In multimale-multifemale groups, accurate discrimination of mates is a component of their survival and fitness, but discrimination often involves a tradeoff between efficiency and flexibility. The tactics and strategies employed by females have received relatively little systematic study by social biologists, particularly in regard to conflicts of reproductive interest among potential mates. In some patches, females will benefit most from maximizing the genetic heterogeneity of a litter of their lifetime reproductive output, conditions favoring disassortative mating (mating with the most divergent genotypes). Similar to the effects of polyandry, disassortative mating by females may also reduce the intensity of sexual selection on males by decreasing competition for mates by unrelated males in a group.
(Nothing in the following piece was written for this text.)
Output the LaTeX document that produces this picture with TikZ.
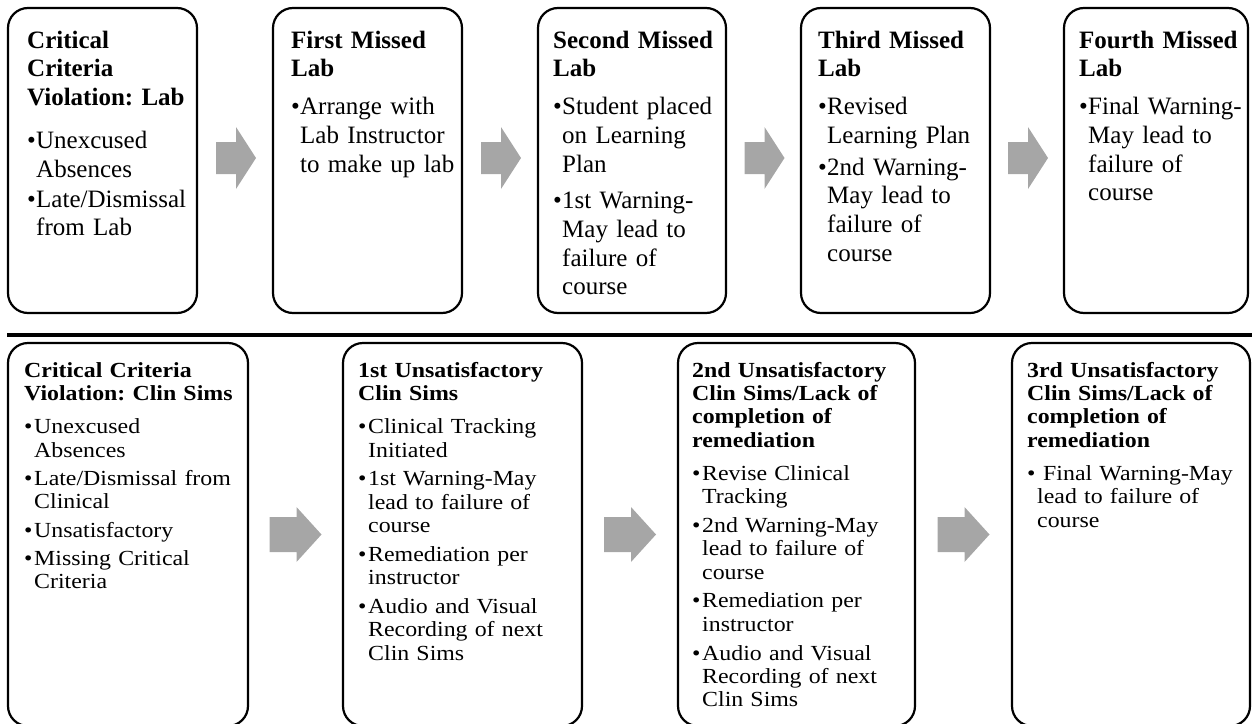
\documentclass[tikz,border=0pt]{standalone}
\usepackage{fontspec}
\setmainfont{Liberation Serif}
\newfontfamily\botfont{Liberation Serif}[FakeStretch=1.11]
\usetikzlibrary{calc}
\definecolor{arrowgray}{HTML}{A6A6A6}
\frenchspacing
\newlength\bind
\newlength\igap
\newcommand\ttl[1]{\noindent{\bfseries\rule{0pt}{20pt}#1\par}}
\newcommand\bi[2][\igap]{\vspace{#1}\hangindent=\bind\hangafter=1\noindent\makebox[\bind][l]{\textbullet}#2\par}
\begin{document}
\begin{tikzpicture}[x=1pt,y=-1pt,
  box/.style={draw=black, line width=2.2pt, rounded corners=20pt, inner sep=0pt, outer sep=0pt, anchor=north west},
  topbox/.style={box, minimum height=305pt},
  botbox/.style={box, minimum height=383pt},
  ttop/.style={anchor=north west, inner sep=0pt, text width=172pt, align=left, font=\frenchspacing\fontsize{25}{28.7}\selectfont},
  tbot/.style={anchor=north west, inner sep=0pt, text width=225pt, align=left, font=\frenchspacing\botfont\fontsize{21.5}{23.3}\selectfont},
  blk/.style={fill=arrowgray, draw=none},
  sepline/.style={draw=black, line width=3.5pt}]
\useasboundingbox (0,0) rectangle (1252,723);
\clip (0,0) rectangle (1252,723);

% top row boxes
\node[topbox, minimum width=189pt] (t1) at (8,8) {};
\node[topbox, minimum width=189pt] (t2) at (273,8) {};
\node[topbox, minimum width=188pt] (t3) at (538,8) {};
\node[topbox, minimum width=189pt] (t4) at (801,8) {};
\node[topbox, minimum width=184pt] (t5) at (1064,8) {};

% top row texts
\node[ttop] (t1x) at ([shift={(19,20)}]t1.north west) {\setlength\bind{9pt}\setlength\igap{1.5pt}%
  \ttl{Critical\newline Criteria\newline Violation: Lab}%
  \bi[14pt]{Unexcused\newline Absences}%
  \bi{Late/Dismissal\newline from Lab}};
\node[ttop] (t2x) at ([shift={(18,20)}]t2.north west) {\setlength\bind{9pt}\setlength\igap{3pt}%
  \ttl{First Missed\newline Lab}%
  \bi[9pt]{Arrange with\newline Lab Instructor\newline to make up lab}};
\node[ttop] (t3x) at ([shift={(15,20)}]t3.north west) {\setlength\bind{9pt}\setlength\igap{8pt}%
  \ttl{Second Missed\newline Lab}%
  \bi[9pt]{Student placed\newline on Learning\newline Plan}%
  \bi{1st Warning-\newline May lead to\newline failure of\newline course}};
\node[ttop] (t4x) at ([shift={(17,20)}]t4.north west) {\setlength\bind{9pt}\setlength\igap{3pt}%
  \ttl{Third Missed\newline Lab}%
  \bi[9pt]{Revised\newline Learning Plan}%
  \bi{2nd Warning-\newline May lead to\newline failure of\newline course}};
\node[ttop] (t5x) at ([shift={(15,20)}]t5.north west) {\setlength\bind{9pt}\setlength\igap{3pt}%
  \ttl{Fourth Missed\newline Lab}%
  \bi[9pt]{Final Warning-\newline May lead to\newline failure of\newline course}};

% top arrows
\coordinate (ta1) at ($(t1.east)!0.5!(t2.west)$);
\coordinate (ta2) at ($(t2.east)!0.5!(t3.west)$);
\coordinate (ta3) at ($(t3.east)!0.5!(t4.west)$);
\coordinate (ta4) at ($(t4.east)!0.5!(t5.west)$);
\foreach \a in {ta1,ta2,ta3,ta4}{
  \fill[blk] (\a) ++(-19,-18.5) -- ++(20,0) -- ++(0,-15) -- ++(20,31) -- ++(-20,31) -- ++(0,-15) -- ++(-20,0) -- cycle;
}

% separator
\coordinate (L1) at (7,335);
\coordinate (L2) at (1252,335);
\draw[sepline] (L1) -- (L2);

% bottom row boxes
\node[botbox, minimum width=240pt] (b1) at (8,343) {};
\node[botbox, minimum width=239pt] (b2) at (343,343) {};
\node[botbox, minimum width=237pt] (b3) at (678,343) {};
\node[botbox, minimum width=238pt] (b4) at (1012,343) {};

% bottom row texts
\node[tbot] (b1x) at ([shift={(16,14)}]b1.north west) {\setlength\bind{10pt}\setlength\igap{5pt}%
  \ttl{Critical Criteria\newline Violation: Clin Sims}%
  \bi[10pt]{Unexcused\newline Absences}%
  \bi{Late/Dismissal from\newline Clinical}%
  \bi{Unsatisfactory}%
  \bi{Missing Critical\newline Criteria}};
\node[tbot] (b2x) at ([shift={(15,14)}]b2.north west) {\setlength\bind{10pt}\setlength\igap{5.5pt}%
  \ttl{1st Unsatisfactory\newline Clin Sims}%
  \bi[10pt]{Clinical Tracking\newline Initiated}%
  \bi{1st Warning-May\newline lead to failure of\newline course}%
  \bi{Remediation per\newline instructor}%
  \bi{Audio and Visual\newline Recording of next\newline Clin Sims}};
\node[tbot] (b3x) at ([shift={(14,14)}]b3.north west) {\setlength\bind{10pt}\setlength\igap{5.5pt}%
  \ttl{2nd Unsatisfactory\newline Clin Sims/Lack of\newline completion of\newline remediation}%
  \bi[10pt]{Revise Clinical\newline Tracking}%
  \bi{2nd Warning-May\newline lead to failure of\newline course}%
  \bi{Remediation per\newline instructor}%
  \bi{Audio and Visual\newline Recording of next\newline Clin Sims}};
\node[tbot] (b4x) at ([shift={(15,14)}]b4.north west) {\setlength\bind{10pt}\setlength\igap{5.5pt}%
  \ttl{3rd Unsatisfactory\newline Clin Sims/Lack of\newline completion of\newline remediation}%
  \bi[10pt]{\hspace{6pt}Final Warning-May\newline lead to failure of\newline course}};

% bottom arrows
\coordinate (ba1) at ($(b1.east)!0.5!(b2.west)$);
\coordinate (ba2) at ($(b2.east)!0.5!(b3.west)$);
\coordinate (ba3) at ($(b3.east)!0.5!(b4.west)$);
\foreach \a in {ba1,ba2,ba3}{
  \fill[blk] (\a) ++(-26,-17.5) -- ++(27,0) -- ++(0,-10) -- ++(25,27.5) -- ++(-25,27.5) -- ++(0,-10) -- ++(-27,0) -- cycle;
}
\end{tikzpicture}
\end{document}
The latter scenario may give rise to sociality via a parasocial route, a condition likely to maintain benefits from dispersal for mammalian males, generating conditions within groups characterized by high asymmetries between chronic states of genetic asymmetries. In these conditions, sequential female “decisions” (“female choice”) effectively manage conflicts of interest among males. In mammals, because of high levels of intrasexual selection attendant to female philopatry, this condition may drive the evolution of sociality among females as a mechanism to manage male-male competition, and it is well-documented that females in many multimale-multifemale mammalian groups, express an array of social behaviors, particularly, grooming, allomothering, and adoption. The aforementioned and related topics deserve systematic study by social biologists because Hamilton’s rule subsumes the resolution of interindividual conflicts of interest. Thus, mechanisms to coordinate and control competition within and between groups may reflect tradeoffs between reproductive conflict and cooperation.